**Your task:** Only the pictures are omitted; repeat all other data exactly.

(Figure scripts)
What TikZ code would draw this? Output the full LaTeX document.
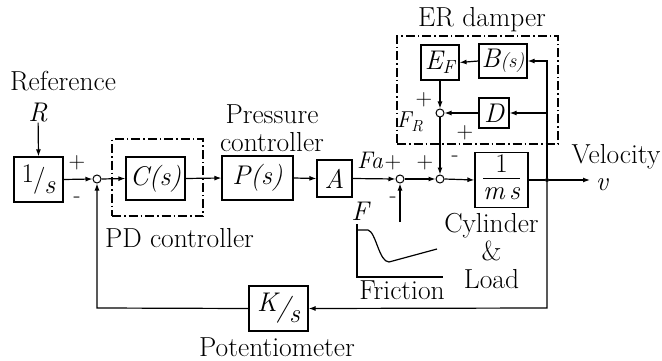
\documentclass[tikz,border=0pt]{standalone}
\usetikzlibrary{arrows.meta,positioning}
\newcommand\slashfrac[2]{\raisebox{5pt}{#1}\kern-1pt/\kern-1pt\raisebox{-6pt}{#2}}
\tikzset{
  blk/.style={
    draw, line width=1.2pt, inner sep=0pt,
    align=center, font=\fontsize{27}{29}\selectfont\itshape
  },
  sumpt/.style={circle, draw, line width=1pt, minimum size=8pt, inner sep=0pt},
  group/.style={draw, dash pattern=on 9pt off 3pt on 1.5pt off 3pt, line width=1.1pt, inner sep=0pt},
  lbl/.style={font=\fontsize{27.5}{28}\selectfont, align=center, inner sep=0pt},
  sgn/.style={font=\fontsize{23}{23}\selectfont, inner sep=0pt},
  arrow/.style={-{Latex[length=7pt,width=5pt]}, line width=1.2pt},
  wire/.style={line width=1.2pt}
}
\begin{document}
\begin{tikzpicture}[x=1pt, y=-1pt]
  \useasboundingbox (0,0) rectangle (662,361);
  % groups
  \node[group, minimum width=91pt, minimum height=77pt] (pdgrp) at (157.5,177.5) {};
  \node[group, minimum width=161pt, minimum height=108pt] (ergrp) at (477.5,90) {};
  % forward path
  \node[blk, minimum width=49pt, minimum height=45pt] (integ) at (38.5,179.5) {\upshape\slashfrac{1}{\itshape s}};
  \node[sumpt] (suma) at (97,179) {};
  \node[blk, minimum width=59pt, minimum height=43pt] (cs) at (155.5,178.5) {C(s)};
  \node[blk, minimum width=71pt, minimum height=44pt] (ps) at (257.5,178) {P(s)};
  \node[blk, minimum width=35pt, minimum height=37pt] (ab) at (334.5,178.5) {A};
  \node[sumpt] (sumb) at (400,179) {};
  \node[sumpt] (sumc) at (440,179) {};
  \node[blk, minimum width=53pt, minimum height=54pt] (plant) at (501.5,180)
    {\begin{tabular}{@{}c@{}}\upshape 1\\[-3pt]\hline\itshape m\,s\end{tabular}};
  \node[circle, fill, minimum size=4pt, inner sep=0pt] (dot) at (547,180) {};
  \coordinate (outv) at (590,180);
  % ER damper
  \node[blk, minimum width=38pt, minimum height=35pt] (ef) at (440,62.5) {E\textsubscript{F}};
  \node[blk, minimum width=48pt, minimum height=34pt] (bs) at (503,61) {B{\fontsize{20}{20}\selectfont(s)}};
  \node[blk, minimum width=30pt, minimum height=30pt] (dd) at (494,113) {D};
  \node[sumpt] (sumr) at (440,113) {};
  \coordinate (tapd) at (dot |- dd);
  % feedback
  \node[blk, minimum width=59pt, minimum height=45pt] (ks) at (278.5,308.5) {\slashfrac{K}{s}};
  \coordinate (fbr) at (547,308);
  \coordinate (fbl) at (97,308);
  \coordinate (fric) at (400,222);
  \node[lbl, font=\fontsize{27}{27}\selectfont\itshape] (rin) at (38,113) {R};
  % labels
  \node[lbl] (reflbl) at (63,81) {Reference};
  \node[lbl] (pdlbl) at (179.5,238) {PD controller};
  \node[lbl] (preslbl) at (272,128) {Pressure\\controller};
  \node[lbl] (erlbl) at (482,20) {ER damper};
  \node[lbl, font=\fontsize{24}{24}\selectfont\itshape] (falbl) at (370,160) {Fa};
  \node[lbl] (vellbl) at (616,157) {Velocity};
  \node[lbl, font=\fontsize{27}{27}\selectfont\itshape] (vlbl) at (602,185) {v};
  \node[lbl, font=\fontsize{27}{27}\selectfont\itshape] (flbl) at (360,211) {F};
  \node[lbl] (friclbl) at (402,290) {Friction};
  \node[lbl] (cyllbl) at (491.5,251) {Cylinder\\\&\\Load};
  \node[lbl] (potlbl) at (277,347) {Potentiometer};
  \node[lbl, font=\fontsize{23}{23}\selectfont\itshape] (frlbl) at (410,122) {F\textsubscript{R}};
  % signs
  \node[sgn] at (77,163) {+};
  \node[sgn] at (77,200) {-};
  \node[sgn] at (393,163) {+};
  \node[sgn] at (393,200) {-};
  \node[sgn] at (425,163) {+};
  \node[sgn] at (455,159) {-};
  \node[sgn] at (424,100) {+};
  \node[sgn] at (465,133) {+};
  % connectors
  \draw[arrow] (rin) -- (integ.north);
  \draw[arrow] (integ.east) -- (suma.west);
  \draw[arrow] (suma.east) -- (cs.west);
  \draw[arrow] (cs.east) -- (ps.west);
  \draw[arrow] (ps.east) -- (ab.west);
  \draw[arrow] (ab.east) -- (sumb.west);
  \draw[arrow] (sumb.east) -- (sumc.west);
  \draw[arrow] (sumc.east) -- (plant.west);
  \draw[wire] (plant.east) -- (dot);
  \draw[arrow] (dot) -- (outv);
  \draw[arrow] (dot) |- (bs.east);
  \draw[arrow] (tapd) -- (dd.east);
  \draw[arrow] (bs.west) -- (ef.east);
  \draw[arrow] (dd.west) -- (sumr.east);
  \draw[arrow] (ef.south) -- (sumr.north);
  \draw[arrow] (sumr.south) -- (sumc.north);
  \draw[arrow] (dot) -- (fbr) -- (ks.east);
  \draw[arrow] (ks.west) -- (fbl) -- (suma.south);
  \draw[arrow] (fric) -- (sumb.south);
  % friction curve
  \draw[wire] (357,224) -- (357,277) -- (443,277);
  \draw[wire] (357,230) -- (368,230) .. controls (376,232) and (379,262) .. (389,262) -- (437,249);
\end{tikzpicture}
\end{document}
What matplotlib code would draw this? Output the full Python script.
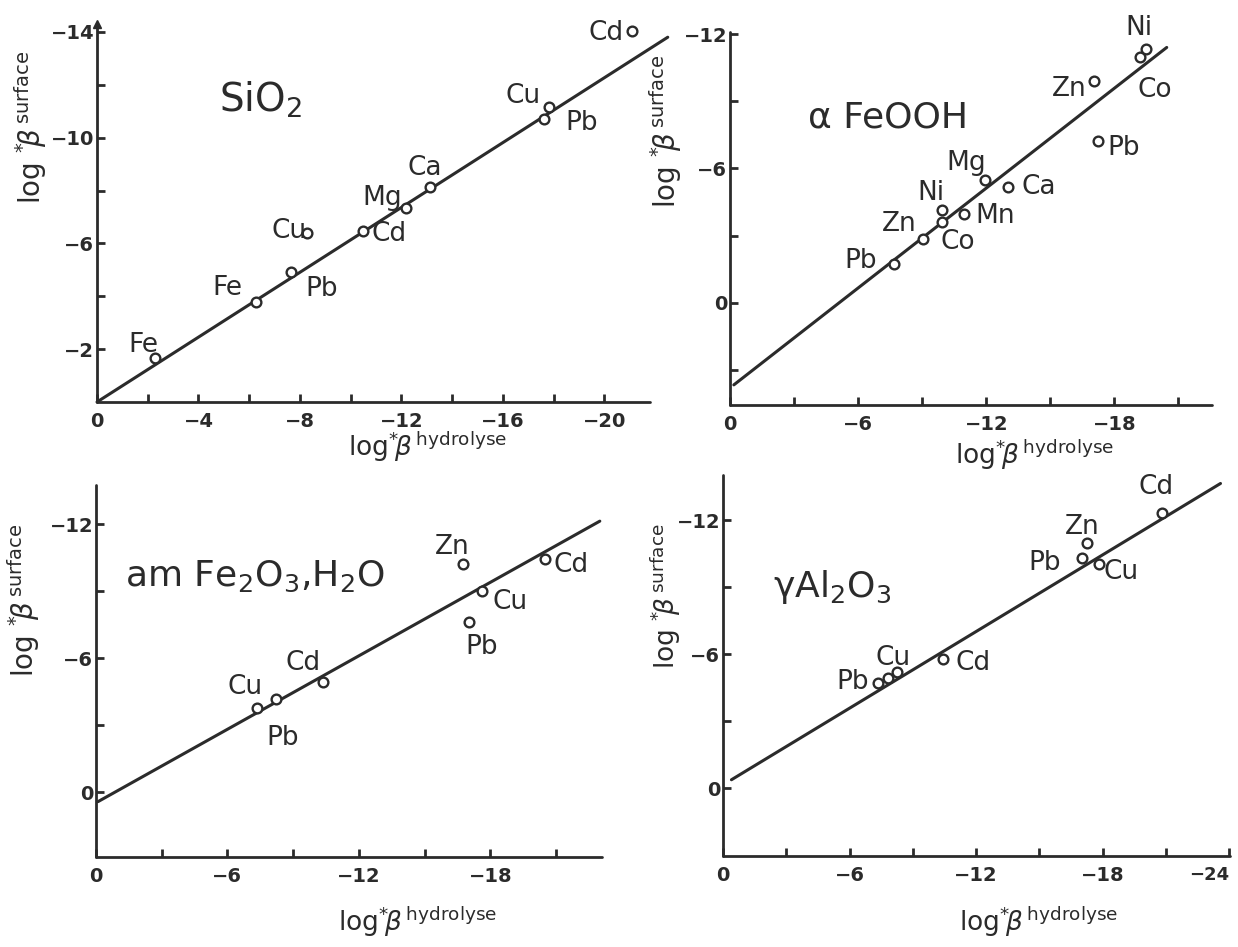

**Response to this exercise:**
What TikZ code would draw this? Output the full LaTeX document.
\documentclass[tikz,border=0pt]{standalone}
\usetikzlibrary{arrows.meta,positioning}
\newcommand\slashfrac[2]{\raisebox{5pt}{#1}\kern-1pt/\kern-1pt\raisebox{-6pt}{#2}}
\tikzset{
  blk/.style={
    draw, line width=1.2pt, inner sep=0pt,
    align=center, font=\fontsize{27}{29}\selectfont\itshape
  },
  sumpt/.style={circle, draw, line width=1pt, minimum size=8pt, inner sep=0pt},
  group/.style={draw, dash pattern=on 9pt off 3pt on 1.5pt off 3pt, line width=1.1pt, inner sep=0pt},
  lbl/.style={font=\fontsize{27.5}{28}\selectfont, align=center, inner sep=0pt},
  sgn/.style={font=\fontsize{23}{23}\selectfont, inner sep=0pt},
  arrow/.style={-{Latex[length=7pt,width=5pt]}, line width=1.2pt},
  wire/.style={line width=1.2pt}
}
\begin{document}
\begin{tikzpicture}[x=1pt, y=-1pt]
  \useasboundingbox (0,0) rectangle (662,361);
  % groups
  \node[group, minimum width=91pt, minimum height=77pt] (pdgrp) at (157.5,177.5) {};
  \node[group, minimum width=161pt, minimum height=108pt] (ergrp) at (477.5,90) {};
  % forward path
  \node[blk, minimum width=49pt, minimum height=45pt] (integ) at (38.5,179.5) {\upshape\slashfrac{1}{\itshape s}};
  \node[sumpt] (suma) at (97,179) {};
  \node[blk, minimum width=59pt, minimum height=43pt] (cs) at (155.5,178.5) {C(s)};
  \node[blk, minimum width=71pt, minimum height=44pt] (ps) at (257.5,178) {P(s)};
  \node[blk, minimum width=35pt, minimum height=37pt] (ab) at (334.5,178.5) {A};
  \node[sumpt] (sumb) at (400,179) {};
  \node[sumpt] (sumc) at (440,179) {};
  \node[blk, minimum width=53pt, minimum height=54pt] (plant) at (501.5,180)
    {\begin{tabular}{@{}c@{}}\upshape 1\\[-3pt]\hline\itshape m\,s\end{tabular}};
  \node[circle, fill, minimum size=4pt, inner sep=0pt] (dot) at (547,180) {};
  \coordinate (outv) at (590,180);
  % ER damper
  \node[blk, minimum width=38pt, minimum height=35pt] (ef) at (440,62.5) {E\textsubscript{F}};
  \node[blk, minimum width=48pt, minimum height=34pt] (bs) at (503,61) {B{\fontsize{20}{20}\selectfont(s)}};
  \node[blk, minimum width=30pt, minimum height=30pt] (dd) at (494,113) {D};
  \node[sumpt] (sumr) at (440,113) {};
  \coordinate (tapd) at (dot |- dd);
  % feedback
  \node[blk, minimum width=59pt, minimum height=45pt] (ks) at (278.5,308.5) {\slashfrac{K}{s}};
  \coordinate (fbr) at (547,308);
  \coordinate (fbl) at (97,308);
  \coordinate (fric) at (400,222);
  \node[lbl, font=\fontsize{27}{27}\selectfont\itshape] (rin) at (38,113) {R};
  % labels
  \node[lbl] (reflbl) at (63,81) {Reference};
  \node[lbl] (pdlbl) at (179.5,238) {PD controller};
  \node[lbl] (preslbl) at (272,128) {Pressure\\controller};
  \node[lbl] (erlbl) at (482,20) {ER damper};
  \node[lbl, font=\fontsize{24}{24}\selectfont\itshape] (falbl) at (370,160) {Fa};
  \node[lbl] (vellbl) at (616,157) {Velocity};
  \node[lbl, font=\fontsize{27}{27}\selectfont\itshape] (vlbl) at (602,185) {v};
  \node[lbl, font=\fontsize{27}{27}\selectfont\itshape] (flbl) at (360,211) {F};
  \node[lbl] (friclbl) at (402,290) {Friction};
  \node[lbl] (cyllbl) at (491.5,251) {Cylinder\\\&\\Load};
  \node[lbl] (potlbl) at (277,347) {Potentiometer};
  \node[lbl, font=\fontsize{23}{23}\selectfont\itshape] (frlbl) at (410,122) {F\textsubscript{R}};
  % signs
  \node[sgn] at (77,163) {+};
  \node[sgn] at (77,200) {-};
  \node[sgn] at (393,163) {+};
  \node[sgn] at (393,200) {-};
  \node[sgn] at (425,163) {+};
  \node[sgn] at (455,159) {-};
  \node[sgn] at (424,100) {+};
  \node[sgn] at (465,133) {+};
  % connectors
  \draw[arrow] (rin) -- (integ.north);
  \draw[arrow] (integ.east) -- (suma.west);
  \draw[arrow] (suma.east) -- (cs.west);
  \draw[arrow] (cs.east) -- (ps.west);
  \draw[arrow] (ps.east) -- (ab.west);
  \draw[arrow] (ab.east) -- (sumb.west);
  \draw[arrow] (sumb.east) -- (sumc.west);
  \draw[arrow] (sumc.east) -- (plant.west);
  \draw[wire] (plant.east) -- (dot);
  \draw[arrow] (dot) -- (outv);
  \draw[arrow] (dot) |- (bs.east);
  \draw[arrow] (tapd) -- (dd.east);
  \draw[arrow] (bs.west) -- (ef.east);
  \draw[arrow] (dd.west) -- (sumr.east);
  \draw[arrow] (ef.south) -- (sumr.north);
  \draw[arrow] (sumr.south) -- (sumc.north);
  \draw[arrow] (dot) -- (fbr) -- (ks.east);
  \draw[arrow] (ks.west) -- (fbl) -- (suma.south);
  \draw[arrow] (fric) -- (sumb.south);
  % friction curve
  \draw[wire] (357,224) -- (357,277) -- (443,277);
  \draw[wire] (357,230) -- (368,230) .. controls (376,232) and (379,262) .. (389,262) -- (437,249);
\end{tikzpicture}
\end{document}
What matplotlib code would draw this? Output the full Python script.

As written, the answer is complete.